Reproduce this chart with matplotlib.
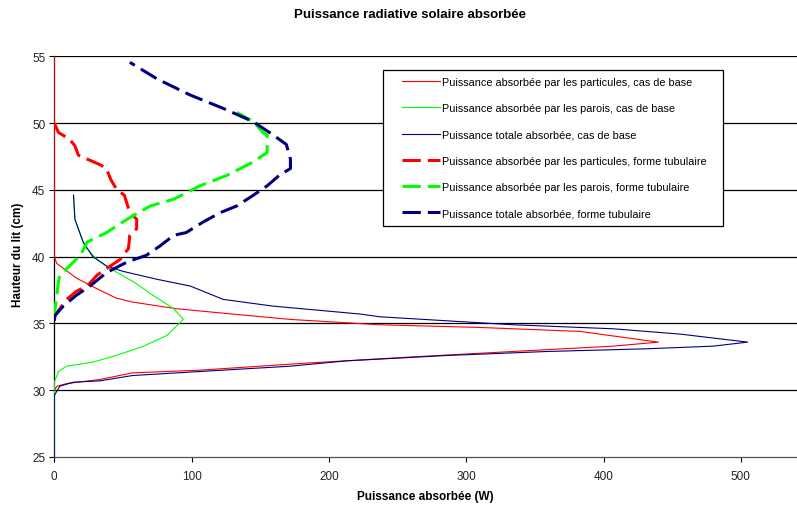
# Puissance radiative solaire absorbee - profils le long de la hauteur du lit
import matplotlib
matplotlib.use("Agg")
import matplotlib.pyplot as plt
from matplotlib.patches import Rectangle

plt.rcParams['font.family'] = ['Liberation Sans', 'DejaVu Sans']

# cas de base (traits fins)
y_part_base = [55, 40.0, 39.5, 38.4, 37.6, 36.9, 36.6, 36.1, 35.7, 35.3, 34.9, 34.7, 34.4, 33.6,
               33.3, 32.9, 32.5, 32.0, 31.5, 31.3, 30.8, 30.5, 30.3, 30.0, 25]
x_part_base = [0, 0, 1.7, 16, 31, 45, 57, 89, 130, 172, 237, 310, 383, 440,
               407, 334, 262, 179, 106, 57, 33, 9, 2, 0, 0]

y_paroi_base = [25, 30.6, 31.4, 31.8, 32.1, 32.6, 33.3, 34.1, 35.3, 36.1, 37.1, 38.1, 39.1, 39.8,
                40.8, 42.8, 44.6]
x_paroi_base = [0, 0, 3, 9, 28, 45, 65, 82, 94, 87, 72, 58, 41, 31,
                22, 15, 14]

y_tot_base = [25, 29.6, 30.3, 30.6, 30.7, 31.1, 31.4, 31.8, 32.2, 32.6, 32.9, 33.1, 33.3, 33.6,
              34.2, 34.6, 34.9, 35.5, 35.7, 36.3, 36.8, 37.8, 38.3, 38.9, 39.3, 40.0, 41.1,
              42.8, 44.6]
x_tot_base = [0, 0, 4, 14, 33, 57, 106, 172, 213, 286, 359, 431, 480, 505,
              456, 407, 334, 237, 223, 159, 123, 99, 75, 50, 38, 28, 21,
              15, 14]

# forme tubulaire (tirets epais)
y_part_tub = [50.0, 49.3, 48.8, 48.3, 47.6, 47.3, 46.9, 46.6, 45.8, 45.1, 44.6, 43.3, 42.8,
              42.1, 41.6, 40.6, 40.1, 39.8, 39.1, 38.6, 37.8, 37.4, 36.8, 35.6, 35.3]
x_part_tub = [0, 3, 11, 15, 17.5, 24, 33, 38, 41, 45, 51, 55, 60,
              60, 55, 54, 50, 48, 38, 31, 24, 16, 9, 0.5, 0]

y_paroi_tub = [35.3, 35.6, 38.1, 38.6, 39.1, 40.1, 41.1, 41.8, 42.8, 43.8, 44.3, 45.3, 46.1,
               47.1, 47.8, 49.1, 49.3, 50.1, 50.8]
x_paroi_tub = [0, 0, 3, 4, 9, 19, 24, 38, 53, 70, 87, 106, 126,
               145, 155, 155, 152, 145, 133]

y_tot_tub = [35.2, 35.6, 36.3, 37.1, 37.8, 38.8, 39.6, 40.1, 40.8, 41.6, 41.8, 42.6, 43.3,
             43.8, 44.6, 45.3, 46.1, 46.6, 47.3, 48.4, 49.1, 50.1, 51.1, 52.1, 53.3, 54.55]
x_tot_tub = [0, 0.5, 6.6, 16, 26, 38, 53, 67, 77, 87, 96, 108.5, 121,
             133, 145, 155, 164, 172, 172, 169, 159.5, 145, 123, 99, 75, 55]

labels = ["Puissance absorbée par les particules, cas de base",
          "Puissance absorbée par les parois, cas de base",
          "Puissance totale absorbée, cas de base",
          "Puissance absorbée par les particules, forme tubulaire",
          "Puissance absorbée par les parois, forme tubulaire",
          "Puissance totale absorbée, forme tubulaire"]

W, H = 797, 506
fig = plt.figure(figsize=(W / 100, H / 100), dpi=100)
ax = fig.add_axes([54.3 / W, 1 - 458 / H, 1 - 54.3 / W, (458 - 57.3) / H])

ax.plot(x_part_base, y_part_base, color='#ff0000', lw=0.8, label=labels[0], zorder=3)
ax.plot(x_paroi_base, y_paroi_base, color='#00ff00', lw=0.8, label=labels[1], zorder=3)
ax.plot(x_tot_base, y_tot_base, color='#000080', lw=0.8, label=labels[2], zorder=3)
ax.plot(x_part_tub, y_part_tub, color='#ff0000', lw=2.2, dashes=(6, 2.3), label=labels[3], zorder=3)
ax.plot(x_paroi_tub, y_paroi_tub, color='#00ff00', lw=2.2, dashes=(6, 2.3), label=labels[4], zorder=3)
ax.plot(x_tot_tub, y_tot_tub, color='#000080', lw=2.2, dashes=(6, 2.3), label=labels[5], zorder=3)

ax.set_xlim(0, (W - 54.3) / 1.373)
ax.set_ylim(25, 55)
ax.set_xticks(range(0, 501, 100))
ax.set_yticks(range(25, 56, 5))
for yv in range(30, 56, 5):
    ax.axhline(yv, color='#000000', lw=0.9, zorder=1)
for s in ['top', 'right']:
    ax.spines[s].set_visible(False)
ax.spines['left'].set_linewidth(0.9)
ax.spines['bottom'].set_linewidth(0.9)
ax.spines['bottom'].set_color('#555555')
ax.tick_params(direction='out', length=3.5, width=0.8, labelsize=8.5, labelcolor='#222222')
ax.tick_params(axis='x', pad=6)
ax.tick_params(axis='y', pad=3)

# cadre de la legende
ax.add_patch(Rectangle((383 / W, 1 - 227 / H), 340 / W, 156 / H, transform=fig.transFigure,
                       facecolor='white', edgecolor='black', lw=0.9, zorder=4, clip_on=False))
leg = ax.legend(loc='upper left', bbox_to_anchor=(402 / W, 1 - 78 / H),
                bbox_transform=fig.transFigure, frameon=False, borderpad=0,
                borderaxespad=0, fontsize=7.8, labelspacing=1.5, handlelength=3.5,
                handletextpad=0.15)
leg.set_zorder(5)

fig.text(410 / W, 1 - 15 / H, "Puissance radiative solaire absorbée", ha='center', va='center',
         fontsize=9.5, fontweight='bold')
fig.text(425 / W, 1 - 497 / H, "Puissance absorbée (W)", ha='center', va='center',
         fontsize=8.5, fontweight='bold')
fig.text(18 / W, 1 - 255 / H, "Hauteur du lit (cm)", ha='center', va='center', rotation=90,
         fontsize=8.5, fontweight='bold')

fig.savefig("out.png", dpi=100)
▬▬▬▬▬▬▬▬▬▬
**TASK DIRECTIONS**
Omit the pictures, and quote the material above exactly as given.

**ANSWER TO THE PROBLEM**
Reproduce this chart with matplotlib.
# Puissance radiative solaire absorbee - profils le long de la hauteur du lit
import matplotlib
matplotlib.use("Agg")
import matplotlib.pyplot as plt
from matplotlib.patches import Rectangle

plt.rcParams['font.family'] = ['Liberation Sans', 'DejaVu Sans']

# cas de base (traits fins)
y_part_base = [55, 40.0, 39.5, 38.4, 37.6, 36.9, 36.6, 36.1, 35.7, 35.3, 34.9, 34.7, 34.4, 33.6,
               33.3, 32.9, 32.5, 32.0, 31.5, 31.3, 30.8, 30.5, 30.3, 30.0, 25]
x_part_base = [0, 0, 1.7, 16, 31, 45, 57, 89, 130, 172, 237, 310, 383, 440,
               407, 334, 262, 179, 106, 57, 33, 9, 2, 0, 0]

y_paroi_base = [25, 30.6, 31.4, 31.8, 32.1, 32.6, 33.3, 34.1, 35.3, 36.1, 37.1, 38.1, 39.1, 39.8,
                40.8, 42.8, 44.6]
x_paroi_base = [0, 0, 3, 9, 28, 45, 65, 82, 94, 87, 72, 58, 41, 31,
                22, 15, 14]

y_tot_base = [25, 29.6, 30.3, 30.6, 30.7, 31.1, 31.4, 31.8, 32.2, 32.6, 32.9, 33.1, 33.3, 33.6,
              34.2, 34.6, 34.9, 35.5, 35.7, 36.3, 36.8, 37.8, 38.3, 38.9, 39.3, 40.0, 41.1,
              42.8, 44.6]
x_tot_base = [0, 0, 4, 14, 33, 57, 106, 172, 213, 286, 359, 431, 480, 505,
              456, 407, 334, 237, 223, 159, 123, 99, 75, 50, 38, 28, 21,
              15, 14]

# forme tubulaire (tirets epais)
y_part_tub = [50.0, 49.3, 48.8, 48.3, 47.6, 47.3, 46.9, 46.6, 45.8, 45.1, 44.6, 43.3, 42.8,
              42.1, 41.6, 40.6, 40.1, 39.8, 39.1, 38.6, 37.8, 37.4, 36.8, 35.6, 35.3]
x_part_tub = [0, 3, 11, 15, 17.5, 24, 33, 38, 41, 45, 51, 55, 60,
              60, 55, 54, 50, 48, 38, 31, 24, 16, 9, 0.5, 0]

y_paroi_tub = [35.3, 35.6, 38.1, 38.6, 39.1, 40.1, 41.1, 41.8, 42.8, 43.8, 44.3, 45.3, 46.1,
               47.1, 47.8, 49.1, 49.3, 50.1, 50.8]
x_paroi_tub = [0, 0, 3, 4, 9, 19, 24, 38, 53, 70, 87, 106, 126,
               145, 155, 155, 152, 145, 133]

y_tot_tub = [35.2, 35.6, 36.3, 37.1, 37.8, 38.8, 39.6, 40.1, 40.8, 41.6, 41.8, 42.6, 43.3,
             43.8, 44.6, 45.3, 46.1, 46.6, 47.3, 48.4, 49.1, 50.1, 51.1, 52.1, 53.3, 54.55]
x_tot_tub = [0, 0.5, 6.6, 16, 26, 38, 53, 67, 77, 87, 96, 108.5, 121,
             133, 145, 155, 164, 172, 172, 169, 159.5, 145, 123, 99, 75, 55]

labels = ["Puissance absorbée par les particules, cas de base",
          "Puissance absorbée par les parois, cas de base",
          "Puissance totale absorbée, cas de base",
          "Puissance absorbée par les particules, forme tubulaire",
          "Puissance absorbée par les parois, forme tubulaire",
          "Puissance totale absorbée, forme tubulaire"]

W, H = 797, 506
fig = plt.figure(figsize=(W / 100, H / 100), dpi=100)
ax = fig.add_axes([54.3 / W, 1 - 458 / H, 1 - 54.3 / W, (458 - 57.3) / H])

ax.plot(x_part_base, y_part_base, color='#ff0000', lw=0.8, label=labels[0], zorder=3)
ax.plot(x_paroi_base, y_paroi_base, color='#00ff00', lw=0.8, label=labels[1], zorder=3)
ax.plot(x_tot_base, y_tot_base, color='#000080', lw=0.8, label=labels[2], zorder=3)
ax.plot(x_part_tub, y_part_tub, color='#ff0000', lw=2.2, dashes=(6, 2.3), label=labels[3], zorder=3)
ax.plot(x_paroi_tub, y_paroi_tub, color='#00ff00', lw=2.2, dashes=(6, 2.3), label=labels[4], zorder=3)
ax.plot(x_tot_tub, y_tot_tub, color='#000080', lw=2.2, dashes=(6, 2.3), label=labels[5], zorder=3)

ax.set_xlim(0, (W - 54.3) / 1.373)
ax.set_ylim(25, 55)
ax.set_xticks(range(0, 501, 100))
ax.set_yticks(range(25, 56, 5))
for yv in range(30, 56, 5):
    ax.axhline(yv, color='#000000', lw=0.9, zorder=1)
for s in ['top', 'right']:
    ax.spines[s].set_visible(False)
ax.spines['left'].set_linewidth(0.9)
ax.spines['bottom'].set_linewidth(0.9)
ax.spines['bottom'].set_color('#555555')
ax.tick_params(direction='out', length=3.5, width=0.8, labelsize=8.5, labelcolor='#222222')
ax.tick_params(axis='x', pad=6)
ax.tick_params(axis='y', pad=3)

# cadre de la legende
ax.add_patch(Rectangle((383 / W, 1 - 227 / H), 340 / W, 156 / H, transform=fig.transFigure,
                       facecolor='white', edgecolor='black', lw=0.9, zorder=4, clip_on=False))
leg = ax.legend(loc='upper left', bbox_to_anchor=(402 / W, 1 - 78 / H),
                bbox_transform=fig.transFigure, frameon=False, borderpad=0,
                borderaxespad=0, fontsize=7.8, labelspacing=1.5, handlelength=3.5,
                handletextpad=0.15)
leg.set_zorder(5)

fig.text(410 / W, 1 - 15 / H, "Puissance radiative solaire absorbée", ha='center', va='center',
         fontsize=9.5, fontweight='bold')
fig.text(425 / W, 1 - 497 / H, "Puissance absorbée (W)", ha='center', va='center',
         fontsize=8.5, fontweight='bold')
fig.text(18 / W, 1 - 255 / H, "Hauteur du lit (cm)", ha='center', va='center', rotation=90,
         fontsize=8.5, fontweight='bold')

fig.savefig("out.png", dpi=100)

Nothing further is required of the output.